Now that the Congressional Super Committee failed to come up with a deficit reduction plan, it appears that Congress will revert to the more normal Farm Bill process of crafting a stand- alone bill in 2012, complete with hearings and debate. However, the proposed bill developed for the Super Committee by the four Agriculture Committee chairs will likely serve as the foundation for writing the new Farm Bill this year, starting in February.
Just days after the Super Committee failure to come up with an overall budget deficit agreement, Senate Agriculture Committee Chairwoman Debbie Stabenow spoke at the annual Farm Journal Forum in Washington, D.C. She indicated they would not be “starting from zero” but would use the work already done for the Super Committee as a launching point. She also expressed interest in getting a bill passed “as soon as possible.”
However, with the current Congress keep in mind that almost anything can happen, so options are being kept open as Congress grapples with larger spending, tax, and deficit measures.
A few policymakers have suggested starting over with a clean slate, largely due to the commodity section of the bill. There are also titles or programs that were not dealt with in any detail in the Super Committee version of the Farm Bill, such as the credit, rural development, and research titles.
Sequestration. The biggest fiscal reality in play now that the Super Committee did not act is the automatic cuts to government spending that will trigger in January 2013. Unless Congress takes some kind of action to untrigger the cuts, or finds some areas of agreement on big ticket budget items (like payroll tax cuts, the alternative minimum tax, Medicare payments to doctors, etc.), the Congressional Budget Office (CBO) estimates cuts to Farm Bill programs of $15.6 billion. (The Supplemental Nutrition Assistance Program or food stamps and the Conservation Reserve Program (CRP) are exempt from sequestration.)
According to the National Sustainable Agriculture Coalition, a difference between automatic cuts and a Congressional decision to cut is that under automatic cuts the biggest share of the $15.6 billion in reductions would come from crop and revenue insurance since it has the biggest budget. Under a regular farm bill scenario, crop insurance is less likely to be cut.
What Was Not in the Super Committee Farm Bill. Since the quickly crafted Super Committee proposal will likely be the foundation for the upcoming debate, it is worth noting what it failed to address.
The biggest failure was the lack of payment limitations in commodity payments. In fact, this version doubled the payment limit and left gaping loopholes still in place while cutting investments for rural development and job creation in rural areas.
Basically the proposal would have replaced direct payments (payments based on historical base acres and paid each year regardless of market price or farm income conditions) with a grab bag of commodity support options. But the proposal failed to address the need for payment limitations within this grab bag. It would have continued the biggest loophole that has been part of the commodity support system for two decades-- the loophole that allows people to dodge the “actively engaged in farming” requirement, which allows mega farms to receive multiples of the existing payment limit.

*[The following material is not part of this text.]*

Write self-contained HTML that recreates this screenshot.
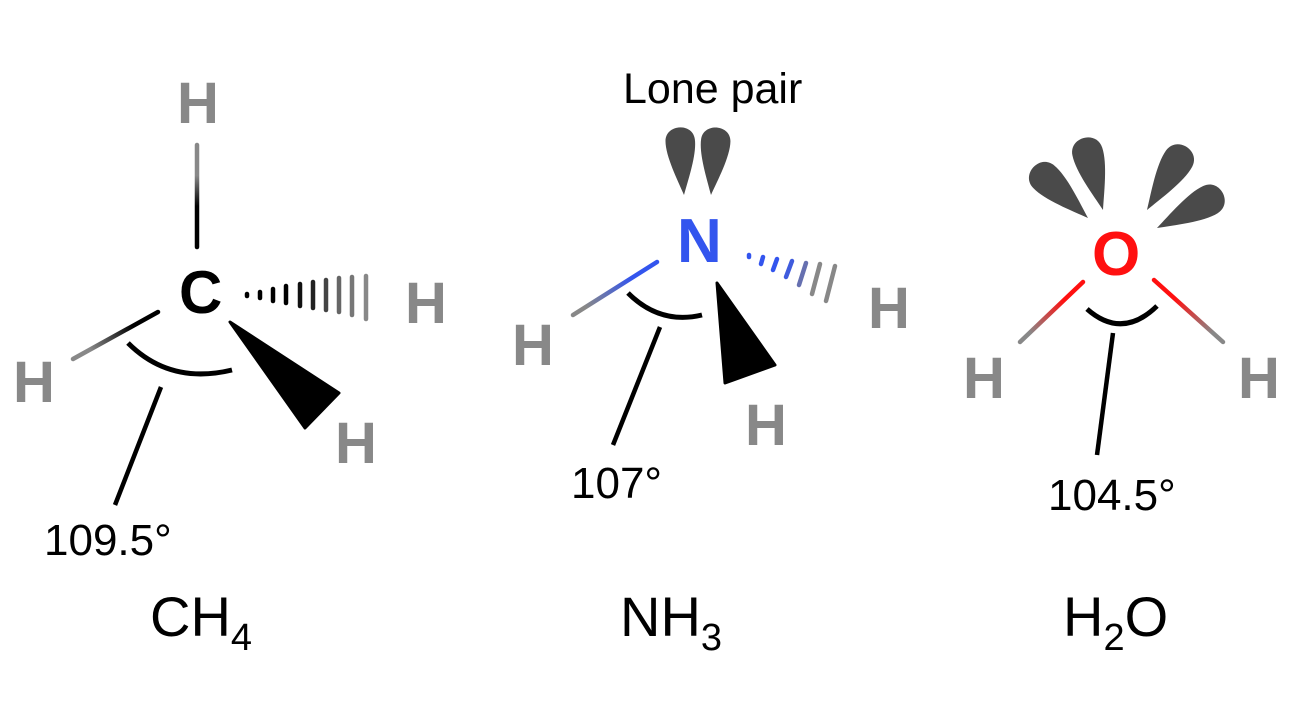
<!DOCTYPE html>
<html><head><meta charset="utf-8"><style>
html,body{margin:0;padding:0;background:#fff;}
svg{display:block;}
text{font-family:"Liberation Sans",Arial,sans-serif;}
</style></head><body>
<svg width="1300" height="724" viewBox="0 0 1300 724" xmlns="http://www.w3.org/2000/svg">
<defs>
<linearGradient id="gv" x1="0" y1="145" x2="0" y2="247" gradientUnits="userSpaceOnUse"><stop offset="0.3" stop-color="#888"/><stop offset="0.6" stop-color="#000"/></linearGradient>
<linearGradient id="gl" x1="158" y1="312" x2="73" y2="359" gradientUnits="userSpaceOnUse"><stop offset="0.3" stop-color="#000"/><stop offset="0.8" stop-color="#888"/></linearGradient>
<linearGradient id="nl" x1="657" y1="262" x2="573" y2="315" gradientUnits="userSpaceOnUse"><stop offset="0.3" stop-color="#3355ee"/><stop offset="0.85" stop-color="#888"/></linearGradient>
<linearGradient id="ol" x1="1083" y1="282" x2="1020" y2="342" gradientUnits="userSpaceOnUse"><stop offset="0.3" stop-color="#ff1010"/><stop offset="0.85" stop-color="#888"/></linearGradient>
<linearGradient id="or" x1="1154" y1="280" x2="1223" y2="342" gradientUnits="userSpaceOnUse"><stop offset="0.3" stop-color="#ff1010"/><stop offset="0.85" stop-color="#888"/></linearGradient>
<path id="lobe" d="M0,0 C-5,-15 -15,-40 -14,-55 C-13,-72 13,-72 14,-55 C15,-40 5,-15 0,0Z" fill="#4a4a4a"/>
</defs>

<!-- CH4 -->
<g font-weight="bold" fill="#888" font-size="58">
<text x="177" y="123">H</text>
<text x="405" y="323">H</text>
<text x="13" y="402">H</text>
<text x="335" y="463">H</text>
</g>
<text x="179" y="313" font-size="60" font-weight="bold" fill="#000">C</text>
<line x1="197" y1="145" x2="197" y2="247" stroke="url(#gv)" stroke-width="4.5" stroke-linecap="round"/>
<line x1="158" y1="312" x2="73" y2="359" stroke="url(#gl)" stroke-width="4.5" stroke-linecap="round"/>
<g stroke-linecap="round" stroke-width="4.5">
<line x1="247" y1="294" x2="247" y2="296" stroke="#000"/>
<line x1="260" y1="292" x2="260" y2="298" stroke="#000"/>
<line x1="273" y1="289" x2="273" y2="301" stroke="#000"/>
<line x1="286" y1="286" x2="286" y2="303" stroke="#000"/>
<line x1="300" y1="284" x2="300" y2="306" stroke="#111"/>
<line x1="313" y1="282" x2="313" y2="308" stroke="#222"/>
<line x1="326" y1="280" x2="326" y2="310" stroke="#444"/>
<line x1="339" y1="278" x2="339" y2="312" stroke="#666"/>
<line x1="352" y1="277" x2="352" y2="315" stroke="#777"/>
<line x1="366" y1="276" x2="366" y2="319" stroke="#888"/>
</g>
<path d="M230,322 L339,393 L305,428 Z" fill="#000" stroke="#000" stroke-width="3" stroke-linejoin="round"/>
<path d="M128,343 Q170,385 232,370" fill="none" stroke="#000" stroke-width="5"/>
<line x1="161" y1="387" x2="115" y2="505" stroke="#000" stroke-width="4.5"/>
<text x="44" y="555" font-size="44" fill="#000">109.5°</text>
<text x="150" y="636" font-size="56" fill="#000">CH<tspan font-size="38" dy="14">4</tspan></text>

<!-- NH3 -->
<text x="623" y="103" font-size="43" fill="#000">Lone pair</text>
<use href="#lobe" transform="translate(684,195) rotate(-4) scale(1.05,1.0)"/>
<use href="#lobe" transform="translate(711,195) rotate(5) scale(1.05,1.0)"/>
<text x="677" y="262" font-size="62" font-weight="bold" fill="#3355ee">N</text>
<line x1="657" y1="262" x2="573" y2="315" stroke="url(#nl)" stroke-width="4.5" stroke-linecap="round"/>
<g stroke-linecap="round" stroke-width="4.5">
<line x1="749" y1="255" x2="749" y2="257" stroke="#3355ee"/>
<line x1="763" y1="257" x2="761" y2="264" stroke="#3355ee"/>
<line x1="777" y1="259" x2="773" y2="270" stroke="#3355ee"/>
<line x1="792" y1="261" x2="786" y2="277" stroke="#3f5bdd"/>
<line x1="806" y1="263" x2="799" y2="285" stroke="#6670b0"/>
<line x1="820" y1="264" x2="812" y2="294" stroke="#888"/>
<line x1="835" y1="266" x2="826" y2="301" stroke="#888"/>
</g>
<path d="M717,283 L775,365 L725,383 Z" fill="#000" stroke="#000" stroke-width="3" stroke-linejoin="round"/>
<path d="M628,293 Q660,325 702,315" fill="none" stroke="#000" stroke-width="5"/>
<line x1="660" y1="327" x2="613" y2="445" stroke="#000" stroke-width="4.5"/>
<g font-weight="bold" fill="#888" font-size="58">
<text x="512" y="365">H</text>
<text x="868" y="328">H</text>
<text x="745" y="445">H</text>
</g>
<text x="571" y="498" font-size="44" fill="#000">107°</text>
<text x="620" y="636" font-size="56" fill="#000">NH<tspan font-size="38" dy="14">3</tspan></text>

<!-- H2O -->
<use href="#lobe" transform="translate(1088,218) rotate(-47) scale(1.1)"/>
<use href="#lobe" transform="translate(1103,210) rotate(-15) scale(1.1)"/>
<use href="#lobe" transform="translate(1147,210) rotate(32) scale(1.1)"/>
<use href="#lobe" transform="translate(1157,228) rotate(62) scale(1.1)"/>
<text x="1092" y="275" font-size="62" font-weight="bold" fill="#ff1010">O</text>
<line x1="1083" y1="282" x2="1020" y2="342" stroke="url(#ol)" stroke-width="4.5" stroke-linecap="round"/>
<line x1="1154" y1="280" x2="1223" y2="342" stroke="url(#or)" stroke-width="4.5" stroke-linecap="round"/>
<path d="M1087,309 Q1122,340 1157,306" fill="none" stroke="#000" stroke-width="5"/>
<line x1="1113" y1="333" x2="1097" y2="455" stroke="#000" stroke-width="4.5"/>
<g font-weight="bold" fill="#888" font-size="58">
<text x="963" y="398">H</text>
<text x="1238" y="398">H</text>
</g>
<text x="1048" y="510" font-size="44" fill="#000">104.5°</text>
<text x="1063" y="636" font-size="56" fill="#000">H<tspan font-size="38" dy="14">2</tspan><tspan dy="-14">O</tspan></text>
</svg>
</body></html>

Also the proposed bill did not attach conservation compliance to crop insurance nor did it establish a nationwide sodbuster provision. Conservation compliance helps ensure that producers do not farm vulnerable highly erodible land and receive commodity crop payments for that land. Crop insurance has become the largest subsidy program in the Farm Bill, and as farm prices remain high, grasslands and sensitive areas are being brought into production without adequate conservation measures.